Помолчав, она добавляет:
— Вы себе не представляете, какой пост занимал отец Вольфганга, перед тем как сменилось правительство. Он был хирургом. Главным врачом больницы, где работает мой муж. Сразу после прихода Гитлера к власти у них была срочная операция: привезли маленького арийского мальчика с аппендицитом. Уже начался перитонит, а это вопрос жизни и смерти, понимаете? И профессор, который тогда еще занимал свой пост, сам проводил операцию. В тишине операционной ребенок под анестезией начал неожиданно выкрикивать оглушительные слова, которые так врезались ему в душу, что вспомнились даже под наркозом: «Долой евреев! — вопил он. — Убивайте евреев, нам надо от них избавиться!» Муж рассказывал мне, что в ту минуту он весь съежился, а спокойный еврейский профессор уверенно продолжал операцию, скальпель у него в руке не дрожал, он делал все, чтобы спасти этого вопящего ребенка. Конечно, такие вещи гораздо хуже, чем любое унижение ребенка, гораздо безобразнее и безнадежнее.

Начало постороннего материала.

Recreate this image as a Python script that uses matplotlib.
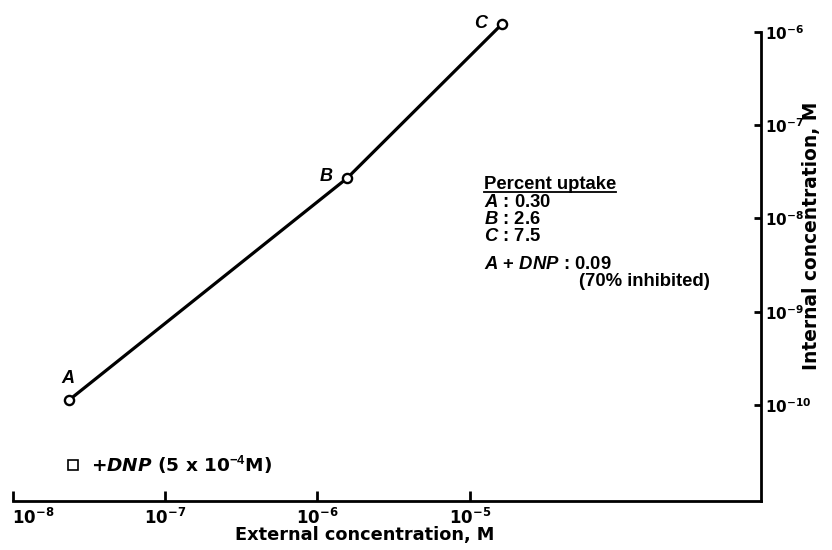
import matplotlib
matplotlib.use("Agg")
import matplotlib.pyplot as plt
from matplotlib.lines import Line2D

# ---------------- data ----------------
point_names = ["A", "B", "C"]
external_conc = [2.35e-8, 1.57e-6, 1.64e-5]      # M
internal_conc = [1.13e-10, 2.71e-8, 1.23e-6]     # M
dnp_external = [2.48e-8]
dnp_internal = [2.28e-11]
dnp_label = r"$\mathsf{+DNP}$ (5 x 10$^{-4}$M)"

x_ticks = [1e-8, 1e-7, 1e-6, 1e-5]
x_tick_labels = [r"$\mathbf{10^{-8}}$", r"$\mathbf{10^{-7}}$",
                 r"$\mathbf{10^{-6}}$", r"$\mathbf{10^{-5}}$"]
y_ticks = [1e-10, 1e-9, 1e-8, 1e-7, 1e-6]
y_tick_labels = [r"$\mathbf{10^{-10}}$", r"$\mathbf{10^{-9}}$", r"$\mathbf{10^{-8}}$",
                 r"$\mathbf{10^{-7}}$", r"$\mathbf{10^{-6}}$"]

uptake_title = "Percent uptake"
uptake_names = ["A", "B", "C"]
uptake_values = ["0.30", "2.6", "7.5"]
dnp_uptake = "0.09"
dnp_note = "(70% inhibited)"

x_label = "External concentration, M"
y_label = "Internal concentration, M"

# ---------------- style ----------------
plt.rcParams["mathtext.fontset"] = "dejavusans"
plt.rcParams["mathtext.rm"] = "Liberation Sans:bold"
plt.rcParams["mathtext.it"] = "Liberation Sans:italic:bold"
plt.rcParams["mathtext.bf"] = "Liberation Sans:bold"
plt.rcParams["mathtext.sf"] = "DejaVu Sans:oblique:bold"

W, H = 832, 550
fig = plt.figure(figsize=(W / 100, H / 100), dpi=100)

def px(x, y):
    return (x / W, 1 - y / H)

ax_left, ax_right, ax_top, ax_bottom = 12.5, 761, 32, 501
ax = fig.add_axes([ax_left / W, 1 - ax_bottom / H,
                   (ax_right - ax_left) / W, (ax_bottom - ax_top) / H])
ax.set_xscale("log")
ax.set_yscale("log")
ax.set_xlim(1e-8, 10 ** (-8 + (ax_right - ax_left) / 152.4))
ax.set_ylim(10 ** (-10 - (ax_bottom - 405) / 93.25), 1e-6)

for s in ["top", "left"]:
    ax.spines[s].set_visible(False)
for s in ["bottom", "right"]:
    ax.spines[s].set_linewidth(2.0)

ax.yaxis.tick_right()
ax.set_xticks(x_ticks)
ax.set_xticklabels(x_tick_labels)
ax.set_yticks(y_ticks)
ax.set_yticklabels(y_tick_labels)
ax.minorticks_off()
ax.tick_params(axis="x", direction="in", length=7.5, width=2.0, labelsize=12, pad=5)
ax.tick_params(axis="y", direction="in", length=5, width=2.0, labelsize=11, pad=3,
               right=True, left=False, labelright=True, labelleft=False)
first = ax.get_xticklabels()[0]
first.set_horizontalalignment("left")

ax.set_xlabel(x_label, fontsize=12.8, fontweight="bold", family="DejaVu Sans")
ax.xaxis.label.set_va("baseline")
ax.xaxis.set_label_coords((365 - ax_left) / (ax_right - ax_left),
                          -(540 - ax_bottom) / (ax_bottom - ax_top))
ax.yaxis.set_label_position("right")
ax.set_ylabel(y_label, fontsize=13.4, fontweight="bold", family="DejaVu Sans",
              rotation=90, va="center", ha="center")
ax.yaxis.set_label_coords((812 - ax_left) / (ax_right - ax_left),
                          (ax_bottom - 236) / (ax_bottom - ax_top))

# ---------------- marks ----------------
ax.plot(external_conc, internal_conc, "-", color="black", lw=2.3,
        marker="o", ms=6.6, mfc="white", mec="black", mew=1.7,
        clip_on=False, zorder=3)
ax.plot(dnp_external, dnp_internal, "s", ms=7.2, mfc="white", mec="black",
        mew=1.2, clip_on=False, zorder=3)

label_font = dict(family="Liberation Sans", fontweight="bold", fontstyle="italic",
                  fontsize=13)
offsets = [(-1, 22), (-21, 2), (-22, 0)]
for name, xv, yv, off in zip(point_names, external_conc, internal_conc, offsets):
    ax.annotate(name, xy=(xv, yv), xytext=off, textcoords="offset pixels",
                ha="center", va="center", annotation_clip=False, **label_font)

ax.annotate(dnp_label, xy=(dnp_external[0], dnp_internal[0]), xytext=(18, -7),
            textcoords="offset pixels", ha="left", va="baseline",
            family="DejaVu Sans", fontweight="bold", fontsize=13.3,
            math_fontfamily="custom", annotation_clip=False)

# ---------------- percent uptake block ----------------
block_font = dict(family="Liberation Sans", fontweight="bold", fontsize=13.3,
                  math_fontfamily="custom", ha="left", va="baseline")
hx = 484
title = fig.text(*px(hx, 189), uptake_title, **block_font)
baselines = [207, 224, 241]
for name, val, yb in zip(uptake_names, uptake_values, baselines):
    fig.text(*px(hx, yb), r"$\mathit{%s}$ : %s" % (name, val), **block_font)
fig.text(*px(hx, 269), r"$\mathit{A}$ $\mathit{+}$ $\mathit{DNP}$ : %s" % dnp_uptake,
         **block_font)
fig.text(*px(579, 286), dnp_note, **block_font)

fig.canvas.draw()
bb = title.get_window_extent(fig.canvas.get_renderer())
uy = 1 - 192 / H
fig.add_artist(Line2D([bb.x0 / W, bb.x1 / W], [uy, uy], transform=fig.transFigure,
                      color="black", lw=1.3))

fig.savefig("out.png", dpi=100)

Меня сводит с ума мысль, что мой сын когда-нибудь во сне будет кричать о смерти и убийстве, потому что его так обучили и потому что я не имею права образумить его. Я не хочу думать, что это может случиться со мной. Это просто ночной кошмар, который душит меня, сидит у меня в голове днем и ночью, мучает меня, пока я не начинаю плакать, а, когда я сплю, не дает мне дышать. В глубине души я знаю, как и все мы знаем во сне, что это неправда, я никогда не допущу, чтобы мой сын зашел так далеко, я еще увижу, что мой сын воспитан по-другому. Он никогда не должен проходить по дороге в школу мимо тех газетных киосков, где выставлен «Штюрмер» , со всеми его бесстыдствами. Он никогда не должен обсуждать ни Rassenschande, смешанных браков евреев с арийцами, ни того, как лучше покончить с французами, евреями и бибельфоршерами . Пусть он учится тому, что правильно, а не тому, что выгодно; пусть учится всему, что принесет ему пользу в жизни, а не тратит время на стрельбу в тире. Тогда он не донесет на меня, он будет любить меня и прислушиваться к моим словам, когда мы с ним разговариваем. И он будет любить свою родину и служить стране, в которой мы живем; но при этом он будет также знать, что любовь к свободе и справедливости превыше всего.
За окном начало моросить, пошел почти невидимый мелкий дождь, который затемнил маленькую комнату фрау М. из Мюнхена, снятую на один день в Санкт-Галлене. Моя машина открыта, и я подумала, что хорошо бы поднять кожаный верх.
Но нам нужно еще кое-что обсудить. Фрау М. передает мне бумаги ее мужа, копии всех его дипломов и удостоверений, включая школьный аттестат. Его университетский диплом теперь у меня, я передам его кое-кому, чтобы о муже фрау М. замолвили словечко где-то за океаном.
— Профессор Х в Y знает о нас, — говорит фрау М.. — Он, кажется, даже заинтересован... Вот рекомендательное письмо от тайного советника С. — я подумала, оно может помочь.
— Конечно, — я киваю обнадеживающе, но слышу, что говорю не совсем уверенно. — Конечно, поможет... Надеюсь, все будет хорошо.
После чего мы прощаемся. Фрау М. складывает фотографии в альбом. В одной руке она держит его, а другой машет мне на прощанье.
— До свидания, — говорит она. — До свидания на свободе!
— Да, — отвечаю я, переступая порог, — всех благ, и, может, свобода скоро наступит.
Через три недели я прочитала, что врач и его жена были арестованы. Доктора М. из Мюнхена отправили в концлагерь Дахау, фрау М. — в мюнхенскую тюрьму. Как сообщалось в газете, они часто позволяли себе унизительные замечания о конструктивной программе национал-социалистического режима. Их сына Франца, четырнадцати месяцев от роду, поместили в государственный детский дом . Так что, можно надеяться, из мальчика еще удастся сделать настоящего национал-социалиста.